Affordable housing topples roads in development financing

A bulldozer demolishes old structures in Makongeni Estate, Nairobi on November 23, 2025 to pave way for affordable houses.

Photo credit: Billy Ogada | Nation Media Group

Affordable housing programmes have become the single-largest recipient of development funds, dethroning roads for the first time to the top of Kenya’s projects spending.

Official development expenditure data from the National Treasury shows the State Department for Housing and Urban Development absorbed Sh30.01 billion in three months to September 2025, the highest among all state departments.

The disbursement of cash to the housing projects nearly tripled the Sh10.09 billion released for roads underlining the Ruto administration’s big bet on Affordable Housing Programme (AHP) as its flagship economic and social transformation pillar.

The expenditure under the housing department dwarfs last year’s Sh8.18 billion for the same quarter and marks the most substantial first-quarter execution since President William Ruto assumed office.

“Three years ago, when we said we would deliver affordable housing, the cynics dismissed it as a fantasy.
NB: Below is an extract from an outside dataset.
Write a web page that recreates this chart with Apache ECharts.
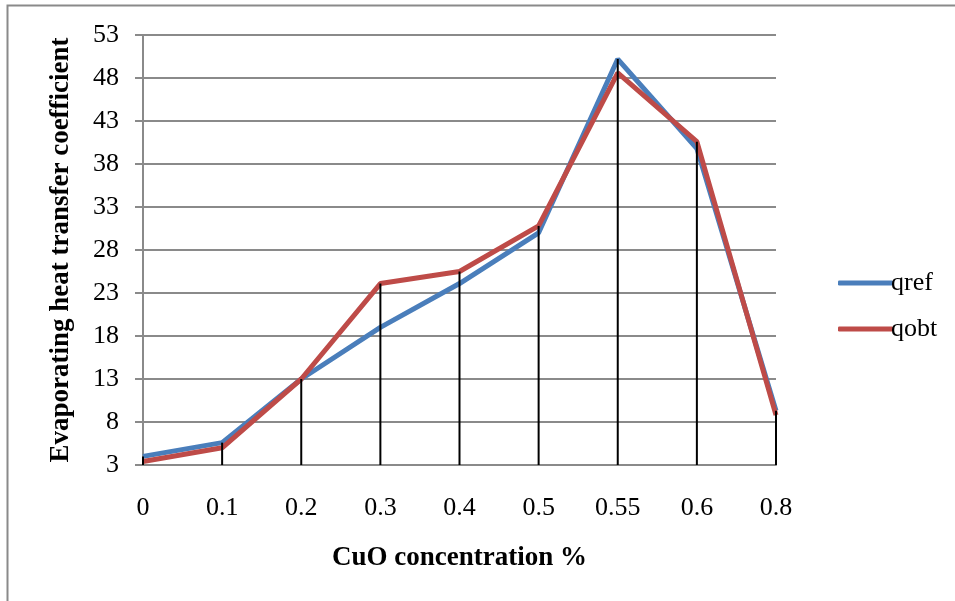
<!DOCTYPE html>
<html><head><meta charset="utf-8">
<script src="https://cdn.jsdelivr.net/npm/echarts@6/dist/echarts.min.js"></script>
<style>html,body{margin:0;padding:0;background:#fff}#c{width:955px;height:601px}</style>
</head><body><div id="c"></div>
<script>
const categories = ['0','0.1','0.2','0.3','0.4','0.5','0.55','0.6','0.8'];
const qref = [4.0, 5.6, 13.0, 19.0, 24.1, 30.0, 50.2, 39.8, 9.3];
const qobt = [3.4, 5.0, 13.0, 24.1, 25.5, 30.8, 48.6, 40.6, 8.8];
const yTicks = {min: 3, max: 53, interval: 5};

const dropTop = categories.map((c, i) => [i, Math.max(qref[i], qobt[i])]);
const font = '"Liberation Serif", "Times New Roman", serif';

const chart = echarts.init(document.getElementById('c'));
chart.setOption({
  animation: false,
  backgroundColor: '#fff',
  graphic: [{type: 'rect', shape: {x: 7.5, y: 5.5, width: 1200, height: 1200},
    style: {fill: 'none', stroke: '#8a8a8a', lineWidth: 2}, z: -1}],
  grid: {left: 143, right: 179, top: 35, bottom: 136},
  legend: {
    orient: 'vertical', left: 833, top: 265, itemGap: 20,
    itemWidth: 55, itemHeight: 5, icon: 'roundRect',
    textStyle: {fontFamily: font, fontSize: 26, color: '#000', padding: [0,0,0,-7]},
    data: ['qref', 'qobt']
  },
  xAxis: {
    type: 'category', data: categories, boundaryGap: false,
    name: 'CuO concentration %', nameLocation: 'middle', nameGap: 80,
    nameTextStyle: {fontFamily: font, fontSize: 27, fontWeight: 'bold', color: '#000'},
    axisLine: {lineStyle: {color: '#8a8a8a', width: 2}},
    axisTick: {show: false},
    axisLabel: {fontFamily: font, fontSize: 26, color: '#000', margin: 30},
    splitLine: {show: false}
  },
  yAxis: {
    type: 'value', min: yTicks.min, max: yTicks.max, interval: yTicks.interval,
    name: 'Evaporating heat transfer coefficient', nameLocation: 'middle', nameGap: 68,
    nameTextStyle: {fontFamily: font, fontSize: 27, fontWeight: 'bold', color: '#000'},
    axisLine: {show: true, lineStyle: {color: '#8a8a8a', width: 2}},
    axisTick: {show: true, inside: false, length: 8, lineStyle: {color: '#8a8a8a', width: 2}},
    axisLabel: {fontFamily: font, fontSize: 26, color: '#000', margin: 24},
    splitLine: {lineStyle: {color: '#8a8a8a', width: 2}}
  },
  series: [
    {name: 'qref', type: 'line', data: qref, symbol: 'none',
     lineStyle: {color: '#4A7EBB', width: 5}, itemStyle: {color: '#4A7EBB'}, z: 2},
    {name: 'qobt', type: 'line', data: qobt, symbol: 'none',
     lineStyle: {color: '#BE4B48', width: 5}, itemStyle: {color: '#BE4B48'}, z: 3},
    {name: 'drop', type: 'custom', data: dropTop, z: 4, silent: true,
     renderItem: function (params, api) {
       const top = api.coord([api.value(0), api.value(1)]);
       const bot = api.coord([api.value(0), yTicks.min]);
       return {type: 'line', shape: {x1: top[0], y1: top[1], x2: bot[0], y2: bot[1]},
               style: {stroke: '#000', lineWidth: 2}};
     }}
  ]
});
</script></body></html>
When they realised we were serious, they called it impossible. And when we broke ground across the country, they suggested that the projects would stall,” Dr Ruto told Parliament during his third State of the Nation Address on November 20.

“Today, those doubts have given way to a very different question from Kenyans everywhere: How do I get one of those units?” The Treasury data shows that Housing not only accounted for the largest share of total development expenditure at 23.4 percent, but also surpassed the Sh29.18 billion quarterly development spending target.

By contrast, Roads—a historical heavyweight in development spending—absorbed Sh10.09 billion of Sh37.56 billion goal for the first quarter, and marked a sharp drop from Sh25.02 billion in a similar period last year and Sh25.60 billion the year before.

Increased release of funds to housing projects has come in wake of sharper scrutiny over massive shortfall in overall delivery of affordable units, with authorities citing phased nature of approvals and development timelines for building of the houses as the reason for the lag.

In the year ended June 2025, for example, some 1,795 finished units were put on the market, with 93 percent of those houses being snapped against a 50 percent target set by the Affordable Housing Board.

The sluggish pace of actual construction last financial year contrasted with the performance of the housing levy, the 1.5 percent mandatory deduction on monthly pay that employers are required to match.

The Kenya Revenue Authority collected Sh73.2 billion in the review year, the National Treasury reported, exceeding the government’s target of Sh63.2 billion by Sh10 billion.

A report tabled in Parliament in May by the State Department for Housing and Urban Development showed that more than Sh30 billion in proceeds from the housing levy was unspent at the time and had been placed in Treasury bills.

This means nearly half of the collections, which are ring-fenced to avoid diversion to other projects, had been temporarily parked in short-term government securities ranging from three to 12 months.

Dr Ruto said Thursday last week that 230,000 affordable houses were at different stages of development.

He added that 178,000 student beds are being packaged for universities, Technical and Vocational Education and Training (TVET) institutions and Kenya Medical Training College (KMTC) campuses—74,000 of which are under construction.

“This programme is far more than housing. It is a national empowerment engine creating jobs, formalising the informal sector, revitalising MSMEs, restoring our environment and building resilient communities,” he said. “It advances equity, dignity, and sustainable development.”